Sirius Luring Snape
dumbledore11214
dumbledore11214 at yahoo.com
Fri Jul 16 03:40:23 UTC 2004
No: HPFGUIDX 106500
>
> Lissa:
>
> I'm completely confounded as well as to how Dumbledore shut Snape
up (aside
> from my purely speculative former-friend-of-Lupin theory), but I
was
> talking to a friend the other night and she pointed something out:
>
> Did Sirius actually have to have a conversation with Snape to get
him to go
> into the Shrieking Shack? I can't remember if it's been
specifically
> stayed or not.
snip.
> Anyway, the point was Sirius could have been more "subtle" (if
that's the
> word you'd use here) than throwing his arm around Snape's shoulders
and
> saying, "hey, buddy!
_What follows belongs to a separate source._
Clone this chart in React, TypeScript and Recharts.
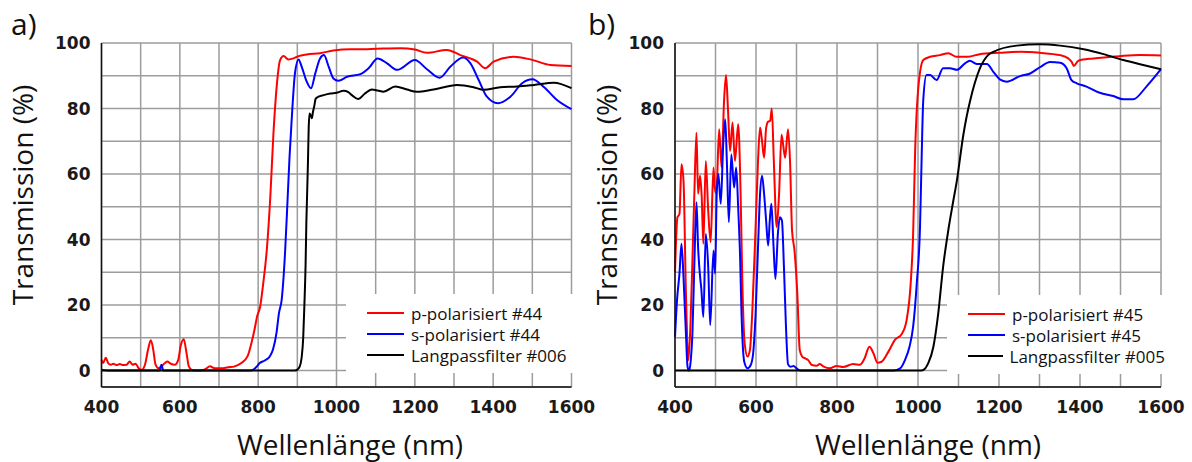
import { LineChart, Line, XAxis, YAxis, CartesianGrid, Legend } from "recharts";

type Pt = [number, number];

const X_TICKS = [400, 500, 600, 700, 800, 900, 1000, 1100, 1200, 1300, 1400, 1500, 1600];
const Y_TICKS = [0, 10, 20, 30, 40, 50, 60, 70, 80, 90, 100];

// panel a) — filter #44 / Langpass #006
const P44: Pt[] = [
  [400, 3.3], [404, 2.3], [411, 3.9], [417, 2.3], [424, 1.8], [430, 2.1], [438, 1.7], [447, 2.0],
  [455, 1.7], [464, 1.8], [472, 2.8], [479, 1.8], [487, 2.1], [495, 0.7], [502, 0.2], [511, 1.8],
  [519, 6.5], [526, 9.3], [532, 6.5], [538, 1.8], [546, 0.7], [553, 1.3], [562, 2.3], [568, 2.8],
  [577, 2.1], [587, 1.8], [596, 3.3], [602, 7.5], [610, 9.6], [617, 5.4], [623, 1.3], [631, 0.2],
  [647, 0], [664, 0.4], [677, 1.3], [689, 0.7], [706, 0.7], [723, 1.0], [740, 1.3], [757, 2.3],
  [773, 4.4], [783, 8.5], [791, 12.7], [797, 16.4], [805, 19.5], [813, 26.7], [822, 36.8], [831, 53],
  [839, 72.4], [848, 87.7], [856, 94.8], [865, 96], [877, 95], [890, 95.3], [903, 96], [924, 96.5],
  [958, 96.9], [992, 97.7], [1035, 98.1], [1078, 98.1], [1120, 98.3], [1163, 98.4], [1200, 98.0],
  [1231, 97], [1282, 97.9], [1316, 96.3], [1359, 94.3], [1380, 92.3], [1401, 94.3], [1452, 95.8],
  [1495, 95], [1546, 93.3], [1600, 93],
];

const S44: Pt[] = [
  [400, 0.3], [420, 0], [540, 0], [548, 0], [553, 1.8], [558, 0], [780, 0], [790, 0.5], [796, 1.2],
  [804, 2.3], [817, 3.1], [830, 4.4], [838, 6.5], [847, 11.7], [853, 17.5], [860, 21.6], [869, 36.8],
  [875, 52], [880, 65], [886, 77.5], [894, 90.8], [903, 95], [911, 92.8], [924, 88.2], [935, 86.2],
  [946, 90.8], [958, 95.3], [968, 96.3], [980, 92.8], [992, 89.2], [1005, 88.5], [1027, 89.7],
  [1061, 90.5], [1082, 92.3], [1105, 95.3], [1129, 93.8], [1155, 91.8], [1200, 94.8], [1231, 92],
  [1263, 89.4], [1291, 92.8], [1323, 95.6], [1342, 93.8], [1363, 88.7], [1384, 83.6], [1412, 81.6],
  [1444, 83.6], [1474, 87.7], [1500, 88.9], [1530, 86.5], [1563, 82.6], [1600, 79.8],
];

const LP006: Pt[] = [
  [400, 0], [893, 0], [900, 0.3], [906, 1.2], [911, 4], [915, 10], [918, 20], [921, 32], [923, 45],
  [925, 54], [927, 63], [929, 74], [931, 78.5], [934, 78], [937, 77], [940, 79], [943, 80.6],
  [947, 83], [954, 83.6], [967, 84.1], [984, 84.6], [1000, 84.8], [1018, 85.4], [1030, 85],
  [1040, 84], [1055, 82.9], [1072, 84.5], [1090, 85.8], [1105, 85.5], [1120, 85.1], [1150, 86.7],
  [1180, 85.8], [1205, 85.1], [1248, 85.8], [1308, 87.2], [1350, 86.5], [1376, 85.7], [1418, 86.5],
  [1461, 86.7], [1504, 87.2], [1555, 87.9], [1600, 86.2],
];

// panel b) — filter #45 / Langpass #005
const P45: Pt[] = [
  [400, 30], [406, 46.8], [411, 47.8], [416, 63], [421, 58], [427, 23.5], [433, 3.2], [438, 13.4],
  [443, 33.6], [448, 55], [453, 72.6], [457, 54], [462, 59.5], [466, 52.9], [470, 38.7], [476, 64],
  [482, 48.8], [488, 39.2], [495, 62], [498, 56], [502, 54], [509, 73.7], [515, 62], [521, 82],
  [526, 90.2], [531, 79.2], [536, 67], [542, 75.7], [548, 64], [556, 75.2], [562, 54], [566, 28.6],
  [572, 8.3], [579, 4.3], [585, 6.3], [591, 18.4], [599, 43.8], [605, 64], [610, 74.2], [615, 70],
  [620, 65], [625, 74], [630, 76], [635, 76.2], [639, 80], [644, 64], [651, 43.8], [657, 54],
  [663, 72], [667, 69], [672, 65], [679, 73.7], [684, 64], [689, 42.8], [695, 36.7], [702, 23.5],
  [708, 6.3], [714, 4.3], [722, 3.7], [729, 3.2], [738, 1.7], [750, 1.5], [757, 2], [766, 1.3],
  [782, 0.7], [799, 1.4], [815, 1.1], [840, 2], [857, 1.8], [868, 3.7], [880, 7.3], [890, 5.3],
  [900, 2.4], [910, 2.7], [927, 5.8], [943, 9.4], [960, 11.2], [972, 15.5], [982, 26.7], [988, 41.8],
  [993, 67.3], [1001, 86.7], [1013, 94.8], [1030, 95.8], [1054, 96.3], [1075, 96.9], [1095, 95.8],
  [1124, 95.8], [1152, 96.6], [1202, 97], [1252, 97.3], [1301, 97], [1351, 96.3], [1371, 95.3],
  [1379, 94.3], [1385, 93], [1396, 94.6], [1433, 95.3], [1499, 96], [1548, 96.3], [1600, 96.2],
];

const S45: Pt[] = [
  [400, 10.3], [405, 21.5], [411, 29.6], [416, 38.7], [421, 28.6], [427, 11.3], [431, 1.2], [435, 0],
  [439, 3.2], [443, 11.3], [448, 33.6], [453, 51.4], [457, 37.7], [462, 28.6], [465, 25], [470, 16.4],
  [476, 41.7], [482, 31.6], [487, 13.9], [495, 36.7], [499, 29.6], [503, 53.9], [507, 60], [513, 50.9],
  [519, 69], [524, 76.7], [528, 64], [533, 45.3], [539, 66], [546, 55.9], [551, 62], [556, 49.8],
  [561, 33.6], [564, 18.4], [571, 2.7], [579, 0.7], [587, 1.7], [593, 5.3], [599, 17.4], [605, 37.7],
  [610, 53.9], [615, 59.5], [620, 53.9], [625, 45.8], [630, 38.2], [634, 45.8], [638, 50.9],
  [643, 38.7], [648, 28], [654, 41.7], [659, 46.8], [664, 45.8], [669, 31.6], [674, 13.4], [679, 2],
  [685, 1.2], [693, 1.4], [700, 0.7], [710, 0], [940, 0], [956, 0.7], [968, 3.3], [979, 7.3],
  [988, 13.4], [997, 26.7], [1005, 43.9], [1009, 65], [1013, 82.6], [1021, 90.2], [1030, 90.2],
  [1046, 88.7], [1062, 92.3], [1079, 92.3], [1096, 91.8], [1116, 93.8], [1128, 94.6], [1145, 93.6],
  [1170, 93.6], [1186, 91.2], [1202, 88.9], [1219, 88.2], [1252, 89.9], [1277, 90.7], [1301, 92.6],
  [1326, 94.2], [1351, 94], [1367, 92.3], [1379, 88.7], [1392, 87.7], [1416, 86.7], [1449, 84.8],
  [1482, 83.8], [1507, 82.8], [1531, 82.8], [1564, 86.7], [1600, 92],
];

const LP005: Pt[] = [
  [400, 0], [1005, 0], [1013, 0.2], [1025, 2.2], [1038, 7.3], [1050, 17.5], [1062, 31.7], [1075, 43],
  [1086, 51], [1096, 58], [1112, 72], [1120, 77.5], [1128, 82], [1153, 92.3], [1173, 96.3],
  [1186, 97.3], [1244, 99.2], [1301, 99.6], [1351, 99.2], [1409, 98.1], [1458, 96.6], [1507, 94.8],
  [1556, 93.3], [1600, 92],
];

const NAMES_A = ["p-polarisiert #44", "s-polarisiert #44", "Langpassfilter #006"];
const NAMES_B = ["p-polarisiert #45", "s-polarisiert #45", "Langpassfilter #005"];
const COLORS = ["#ff0000", "#0000ff", "#000000"];

const TITLE_FONT = "'Open Sans', 'Noto Sans', sans-serif";
const TICK_FONT = "'DejaVu Sans', sans-serif";

const rows = (pts: Pt[]) => pts.map(([nm, t]) => ({ nm, t }));

function LegendBox({ payload, order }: any) {
  // keep series order (recharts sorts legend items by name)
  const items = [...(payload ?? [])].sort(
    (a: any, b: any) => order.indexOf(a.value) - order.indexOf(b.value)
  );
  return (
    <div style={{ background: "#fff", width: "100%", height: "100%", paddingTop: 8.5, boxSizing: "border-box" }}>
      {items.map((entry: any) => (
        <div key={entry.value} style={{ display: "flex", alignItems: "center", height: 21 }}>
          <div style={{ marginLeft: 21, width: 37, height: 2, background: entry.color }} />
          <span
            style={{
              marginLeft: 7,
              fontFamily: TITLE_FONT,
              fontSize: 17,
              color: "#111",
              whiteSpace: "nowrap",
              lineHeight: "21px",
            }}
          >
            {entry.value}
          </span>
        </div>
      ))}
    </div>
  );
}

type PanelProps = {
  left: number;
  width: number;
  marginLeft: number;
  marginRight: number;
  letter: string;
  letterX: number;
  xTitleX: number;
  yTitleX: number;
  legend: { left: number; top: number; width: number };
  names: string[];
  series: Pt[][];
};

function Panel(p: PanelProps) {
  return (
    <div style={{ position: "absolute", left: p.left, top: 0 }}>
      <LineChart
        width={p.width}
        height={462}
        margin={{ top: 43, right: p.marginRight, bottom: 45, left: p.marginLeft }}
      >
        <CartesianGrid stroke="#9c9c9c" strokeWidth={1.5} />
        <XAxis
          type="number"
          dataKey="nm"
          domain={[400, 1600]}
          ticks={X_TICKS}
          interval={0}
          height={30}
          tickLine={false}
          tickSize={0}
          tickMargin={14}
          axisLine={{ stroke: "#111", strokeWidth: 1.5 }}
          tickFormatter={(v: number) => (v % 200 === 0 ? String(v) : "")}
          tick={{ fontFamily: TICK_FONT, fontWeight: 700, fontSize: 17, fill: "#1a1a1a" }}
        />
        <YAxis
          type="number"
          domain={[-5, 100]}
          ticks={Y_TICKS}
          interval={0}
          width={60}
          tickLine={false}
          tickSize={0}
          tickMargin={11}
          axisLine={{ stroke: "#111", strokeWidth: 1.5 }}
          tickFormatter={(v: number) => (v % 20 === 0 ? String(v) : "")}
          tick={{ fontFamily: TICK_FONT, fontWeight: 700, fontSize: 17, fill: "#1a1a1a" }}
        />
        {p.series.map((s, i) => (
          <Line
            key={p.names[i]}
            data={rows(s)}
            dataKey="t"
            name={p.names[i]}
            type="monotone"
            stroke={COLORS[i]}
            strokeWidth={2}
            dot={false}
            isAnimationActive={false}
          />
        ))}
        <Legend
          layout="horizontal"
          verticalAlign="middle"
          align="center"
          content={<LegendBox order={p.names} />}
          wrapperStyle={{ left: p.legend.left, top: p.legend.top, width: p.legend.width, height: 79 }}
        />
        <text x={p.letterX} y={35} fontFamily={TITLE_FONT} fontSize={30} fill="#111">
          {p.letter}
        </text>
        <text x={p.xTitleX} y={455} textAnchor="middle" fontFamily={TITLE_FONT} fontSize={28} fill="#111">
          Wellenlänge (nm)
        </text>
        <text
          x={p.yTitleX}
          y={195}
          transform={`rotate(-90 ${p.yTitleX} 195)`}
          textAnchor="middle"
          fontFamily={TITLE_FONT}
          fontSize={28}
          fill="#111"
        >
          Transmission (%)
        </text>
      </LineChart>
    </div>
  );
}

export default function App() {
  return (
    <div style={{ position: "absolute", left: 0, top: 0, width: 1192, height: 462, background: "#fff" }}>
      <Panel
        left={0}
        width={600}
        marginLeft={41.5}
        marginRight={28.5}
        letter="a)"
        letterX={11}
        xTitleX={350}
        yTitleX={33}
        legend={{ left: 346, top: 294, width: 228 }}
        names={NAMES_A}
        series={[P44, S44, LP006]}
      />
      <Panel
        left={580}
        width={612}
        marginLeft={35}
        marginRight={31}
        letter="b)"
        letterX={8}
        xTitleX={348}
        yTitleX={37}
        legend={{ left: 367, top: 295, width: 218 }}
        names={NAMES_B}
        series={[P45, S45, LP005]}
      />
    </div>
  );
}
Let's go to this cool spot I found!"
>
> But afterwards... I'll join the legions of the confused!
Alla;
The problem is that it looks like Sirius did have a conversation with
Snape and incredibly enough Snape bought it and went there. There
must be something else, which we don't know yet.
Here is the quote:
"Sirius thought it would be -er-amusing, to tell Snape all he had to
do was prod the knot on the tree-trunk with a long stick, and he'd be
able to get in after me. Well, of course, Snape tried it - if he'd
got as far as this house, he'd have met a fully grown werewolf" -PoA,
brit,ed., p261
Snape believed Sirius' words of his own free will? If it is so, then
he was an idiot, which even I doubt.
Why does remus say -"of course Snape tried it?" Why is he so sure?